Plotting code records:
══════

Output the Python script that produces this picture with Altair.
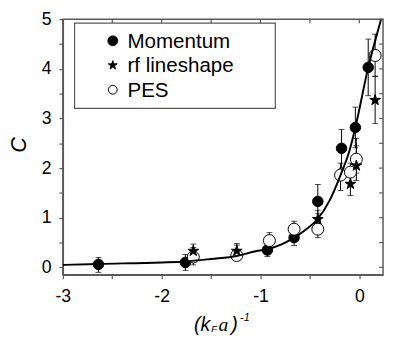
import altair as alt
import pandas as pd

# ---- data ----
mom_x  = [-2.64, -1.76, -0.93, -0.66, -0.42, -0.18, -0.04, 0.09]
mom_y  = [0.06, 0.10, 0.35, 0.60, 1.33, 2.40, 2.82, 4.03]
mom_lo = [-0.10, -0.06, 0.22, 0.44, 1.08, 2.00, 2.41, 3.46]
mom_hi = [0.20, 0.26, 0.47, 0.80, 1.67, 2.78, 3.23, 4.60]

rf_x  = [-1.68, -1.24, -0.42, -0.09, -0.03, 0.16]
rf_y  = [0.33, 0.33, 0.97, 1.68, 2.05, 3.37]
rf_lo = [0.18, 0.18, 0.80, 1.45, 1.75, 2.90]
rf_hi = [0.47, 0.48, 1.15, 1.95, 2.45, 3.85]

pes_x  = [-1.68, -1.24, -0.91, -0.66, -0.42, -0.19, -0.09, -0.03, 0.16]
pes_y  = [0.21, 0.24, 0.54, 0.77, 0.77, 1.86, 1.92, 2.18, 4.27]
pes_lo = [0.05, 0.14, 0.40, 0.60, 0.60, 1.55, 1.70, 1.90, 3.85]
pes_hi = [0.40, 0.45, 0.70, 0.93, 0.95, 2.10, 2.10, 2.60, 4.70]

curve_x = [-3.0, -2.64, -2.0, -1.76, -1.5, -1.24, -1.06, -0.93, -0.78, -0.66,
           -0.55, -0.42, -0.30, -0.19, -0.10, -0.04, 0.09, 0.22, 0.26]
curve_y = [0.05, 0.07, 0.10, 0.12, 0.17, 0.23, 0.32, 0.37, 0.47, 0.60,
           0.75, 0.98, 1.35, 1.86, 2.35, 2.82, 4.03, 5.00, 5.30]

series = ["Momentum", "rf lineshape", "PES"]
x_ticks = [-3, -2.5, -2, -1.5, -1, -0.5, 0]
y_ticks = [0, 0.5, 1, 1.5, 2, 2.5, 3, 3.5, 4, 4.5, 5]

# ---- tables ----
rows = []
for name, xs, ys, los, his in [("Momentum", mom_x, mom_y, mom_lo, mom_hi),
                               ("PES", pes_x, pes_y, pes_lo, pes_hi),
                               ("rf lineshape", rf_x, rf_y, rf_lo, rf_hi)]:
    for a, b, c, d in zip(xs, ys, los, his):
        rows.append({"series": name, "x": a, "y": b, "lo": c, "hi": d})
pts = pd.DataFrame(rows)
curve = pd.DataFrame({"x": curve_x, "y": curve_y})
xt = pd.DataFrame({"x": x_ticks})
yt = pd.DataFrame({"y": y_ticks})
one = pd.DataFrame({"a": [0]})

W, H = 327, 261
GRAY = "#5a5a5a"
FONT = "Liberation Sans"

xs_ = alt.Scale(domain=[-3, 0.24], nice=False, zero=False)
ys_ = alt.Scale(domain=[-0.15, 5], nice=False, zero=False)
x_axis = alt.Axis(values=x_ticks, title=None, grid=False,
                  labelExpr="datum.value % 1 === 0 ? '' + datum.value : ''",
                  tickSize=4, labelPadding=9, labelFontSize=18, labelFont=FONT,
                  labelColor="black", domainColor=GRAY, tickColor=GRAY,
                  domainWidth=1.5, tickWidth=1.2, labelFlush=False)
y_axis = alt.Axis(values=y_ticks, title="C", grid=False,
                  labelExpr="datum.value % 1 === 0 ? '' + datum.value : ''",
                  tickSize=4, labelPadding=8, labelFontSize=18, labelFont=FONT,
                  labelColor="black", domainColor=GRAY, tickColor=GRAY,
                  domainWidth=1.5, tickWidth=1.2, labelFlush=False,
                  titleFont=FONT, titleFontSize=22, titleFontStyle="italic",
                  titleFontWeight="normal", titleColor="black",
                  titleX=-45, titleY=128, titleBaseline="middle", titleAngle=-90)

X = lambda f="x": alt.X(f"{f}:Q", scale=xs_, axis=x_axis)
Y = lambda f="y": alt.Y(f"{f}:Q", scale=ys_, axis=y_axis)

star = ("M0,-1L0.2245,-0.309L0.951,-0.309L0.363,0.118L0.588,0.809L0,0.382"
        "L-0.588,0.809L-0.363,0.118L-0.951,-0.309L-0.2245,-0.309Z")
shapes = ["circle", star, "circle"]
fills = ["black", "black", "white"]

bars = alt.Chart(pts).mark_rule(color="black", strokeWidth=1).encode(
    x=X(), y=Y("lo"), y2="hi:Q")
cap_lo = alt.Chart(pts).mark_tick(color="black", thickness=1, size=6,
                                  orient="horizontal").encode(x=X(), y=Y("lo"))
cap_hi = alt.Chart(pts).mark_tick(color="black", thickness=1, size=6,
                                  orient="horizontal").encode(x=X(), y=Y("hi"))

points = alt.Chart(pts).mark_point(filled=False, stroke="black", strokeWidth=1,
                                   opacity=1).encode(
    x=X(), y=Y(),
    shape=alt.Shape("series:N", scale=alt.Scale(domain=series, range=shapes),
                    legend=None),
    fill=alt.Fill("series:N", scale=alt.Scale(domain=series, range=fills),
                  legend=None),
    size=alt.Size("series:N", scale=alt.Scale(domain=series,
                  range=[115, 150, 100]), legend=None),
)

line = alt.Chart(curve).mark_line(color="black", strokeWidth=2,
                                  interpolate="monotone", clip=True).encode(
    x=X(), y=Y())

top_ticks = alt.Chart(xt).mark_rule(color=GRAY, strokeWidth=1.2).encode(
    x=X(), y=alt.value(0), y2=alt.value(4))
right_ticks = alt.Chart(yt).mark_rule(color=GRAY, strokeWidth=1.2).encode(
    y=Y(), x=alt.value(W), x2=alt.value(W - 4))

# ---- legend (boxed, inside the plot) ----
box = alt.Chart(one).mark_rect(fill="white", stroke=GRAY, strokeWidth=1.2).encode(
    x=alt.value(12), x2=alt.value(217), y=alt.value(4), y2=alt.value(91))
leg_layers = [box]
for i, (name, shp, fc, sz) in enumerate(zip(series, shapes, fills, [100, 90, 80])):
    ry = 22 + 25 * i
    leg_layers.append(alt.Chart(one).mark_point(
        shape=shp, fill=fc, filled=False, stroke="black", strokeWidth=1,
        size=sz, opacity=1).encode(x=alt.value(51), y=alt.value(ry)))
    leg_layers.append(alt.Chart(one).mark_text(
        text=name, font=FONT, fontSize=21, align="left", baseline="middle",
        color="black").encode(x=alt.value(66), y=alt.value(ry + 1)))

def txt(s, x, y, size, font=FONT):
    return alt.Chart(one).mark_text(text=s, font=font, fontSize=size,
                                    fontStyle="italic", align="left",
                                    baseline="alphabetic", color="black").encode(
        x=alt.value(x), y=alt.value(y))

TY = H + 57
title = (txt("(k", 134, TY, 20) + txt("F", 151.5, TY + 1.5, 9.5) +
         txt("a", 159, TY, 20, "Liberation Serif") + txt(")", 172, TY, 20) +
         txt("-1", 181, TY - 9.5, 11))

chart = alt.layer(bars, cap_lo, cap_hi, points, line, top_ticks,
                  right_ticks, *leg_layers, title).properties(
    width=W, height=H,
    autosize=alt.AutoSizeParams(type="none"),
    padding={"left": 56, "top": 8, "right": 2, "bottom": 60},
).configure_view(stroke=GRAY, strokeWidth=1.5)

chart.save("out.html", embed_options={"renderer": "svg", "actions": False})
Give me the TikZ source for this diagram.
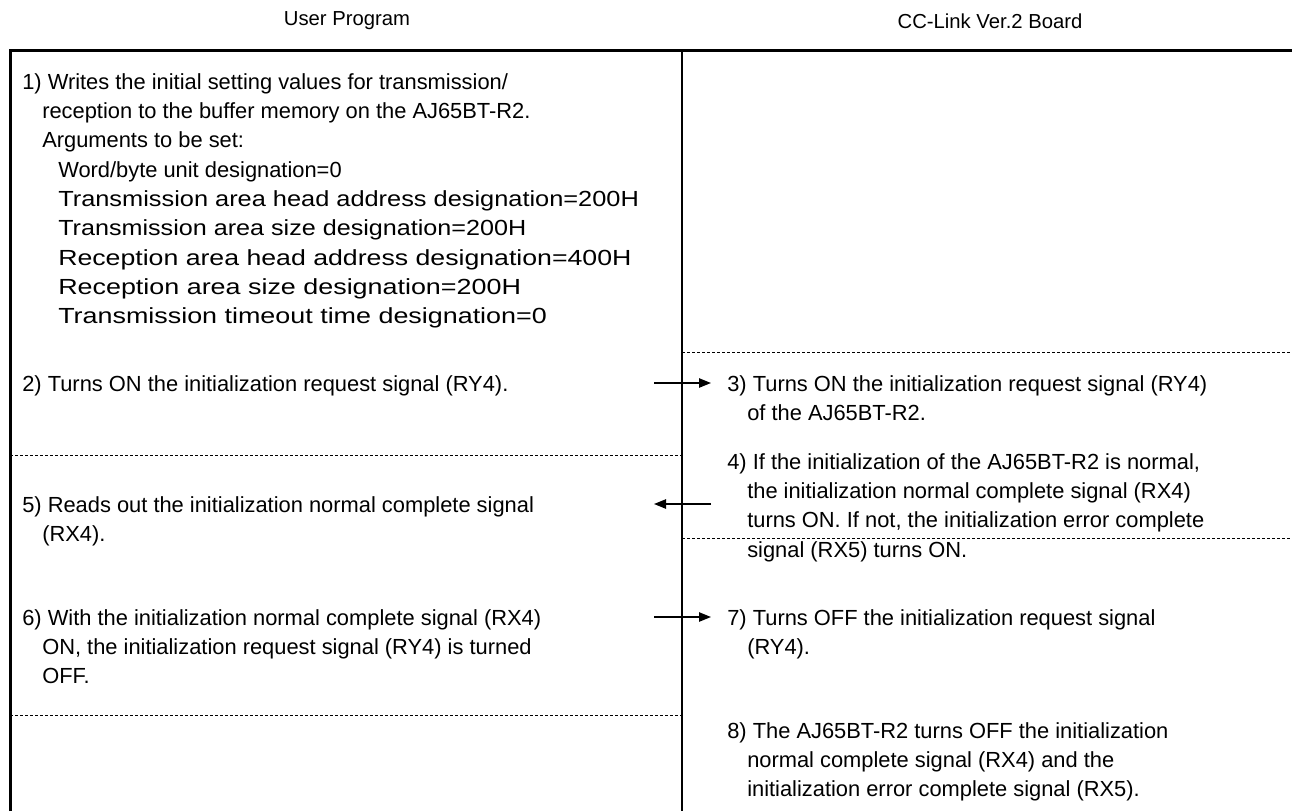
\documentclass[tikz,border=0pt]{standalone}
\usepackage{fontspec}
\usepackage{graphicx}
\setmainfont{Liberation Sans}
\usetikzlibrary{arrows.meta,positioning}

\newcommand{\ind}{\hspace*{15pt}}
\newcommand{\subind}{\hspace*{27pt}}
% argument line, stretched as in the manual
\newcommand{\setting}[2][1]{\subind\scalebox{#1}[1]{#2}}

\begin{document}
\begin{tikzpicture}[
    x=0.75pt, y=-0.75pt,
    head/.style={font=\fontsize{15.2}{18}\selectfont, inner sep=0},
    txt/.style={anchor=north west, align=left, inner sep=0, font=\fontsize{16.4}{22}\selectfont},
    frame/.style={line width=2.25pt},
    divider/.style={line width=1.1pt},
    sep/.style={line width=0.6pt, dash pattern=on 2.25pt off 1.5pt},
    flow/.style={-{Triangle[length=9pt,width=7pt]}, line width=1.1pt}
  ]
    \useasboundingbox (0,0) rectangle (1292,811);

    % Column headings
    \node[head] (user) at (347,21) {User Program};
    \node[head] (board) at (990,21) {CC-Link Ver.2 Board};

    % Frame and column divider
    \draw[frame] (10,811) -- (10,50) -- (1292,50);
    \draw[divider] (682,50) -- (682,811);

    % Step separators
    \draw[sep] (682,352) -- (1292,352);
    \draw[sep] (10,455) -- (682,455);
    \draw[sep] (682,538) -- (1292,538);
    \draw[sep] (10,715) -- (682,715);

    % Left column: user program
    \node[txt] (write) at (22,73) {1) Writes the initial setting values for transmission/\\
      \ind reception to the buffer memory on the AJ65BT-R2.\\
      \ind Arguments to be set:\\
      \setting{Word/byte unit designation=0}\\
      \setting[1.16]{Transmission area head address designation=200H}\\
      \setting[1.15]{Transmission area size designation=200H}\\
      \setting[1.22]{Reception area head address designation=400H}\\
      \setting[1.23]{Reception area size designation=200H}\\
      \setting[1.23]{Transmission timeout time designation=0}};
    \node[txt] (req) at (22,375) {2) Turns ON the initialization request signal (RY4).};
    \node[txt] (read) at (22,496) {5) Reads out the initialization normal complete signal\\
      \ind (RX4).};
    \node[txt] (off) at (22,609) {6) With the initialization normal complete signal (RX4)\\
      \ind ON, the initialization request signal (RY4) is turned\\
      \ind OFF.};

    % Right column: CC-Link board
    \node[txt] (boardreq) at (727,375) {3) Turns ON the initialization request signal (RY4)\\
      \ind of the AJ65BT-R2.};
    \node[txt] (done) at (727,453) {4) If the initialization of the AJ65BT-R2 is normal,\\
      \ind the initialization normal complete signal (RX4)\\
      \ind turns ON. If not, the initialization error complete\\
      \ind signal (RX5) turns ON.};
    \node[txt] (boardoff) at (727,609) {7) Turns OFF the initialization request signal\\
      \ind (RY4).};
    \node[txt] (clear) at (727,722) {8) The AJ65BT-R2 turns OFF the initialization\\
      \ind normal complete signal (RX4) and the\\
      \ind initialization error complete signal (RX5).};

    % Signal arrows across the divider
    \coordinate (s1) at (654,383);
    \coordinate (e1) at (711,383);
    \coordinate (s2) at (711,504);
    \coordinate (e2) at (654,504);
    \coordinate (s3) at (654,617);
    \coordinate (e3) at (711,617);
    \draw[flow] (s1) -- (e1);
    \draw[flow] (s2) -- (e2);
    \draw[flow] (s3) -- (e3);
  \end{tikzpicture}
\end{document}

══════

■ **What you should do**
Repeat only the lines running from "Give me the TikZ source for this diagram." to "(682,50) -- (682,811);", ends included, and leave the pictures out.

■ **Written response**
Give me the TikZ source for this diagram.
\documentclass[tikz,border=0pt]{standalone}
\usepackage{fontspec}
\usepackage{graphicx}
\setmainfont{Liberation Sans}
\usetikzlibrary{arrows.meta,positioning}

\newcommand{\ind}{\hspace*{15pt}}
\newcommand{\subind}{\hspace*{27pt}}
% argument line, stretched as in the manual
\newcommand{\setting}[2][1]{\subind\scalebox{#1}[1]{#2}}

\begin{document}
\begin{tikzpicture}[
    x=0.75pt, y=-0.75pt,
    head/.style={font=\fontsize{15.2}{18}\selectfont, inner sep=0},
    txt/.style={anchor=north west, align=left, inner sep=0, font=\fontsize{16.4}{22}\selectfont},
    frame/.style={line width=2.25pt},
    divider/.style={line width=1.1pt},
    sep/.style={line width=0.6pt, dash pattern=on 2.25pt off 1.5pt},
    flow/.style={-{Triangle[length=9pt,width=7pt]}, line width=1.1pt}
  ]
    \useasboundingbox (0,0) rectangle (1292,811);

    % Column headings
    \node[head] (user) at (347,21) {User Program};
    \node[head] (board) at (990,21) {CC-Link Ver.2 Board};

    % Frame and column divider
    \draw[frame] (10,811) -- (10,50) -- (1292,50);
    \draw[divider] (682,50) -- (682,811);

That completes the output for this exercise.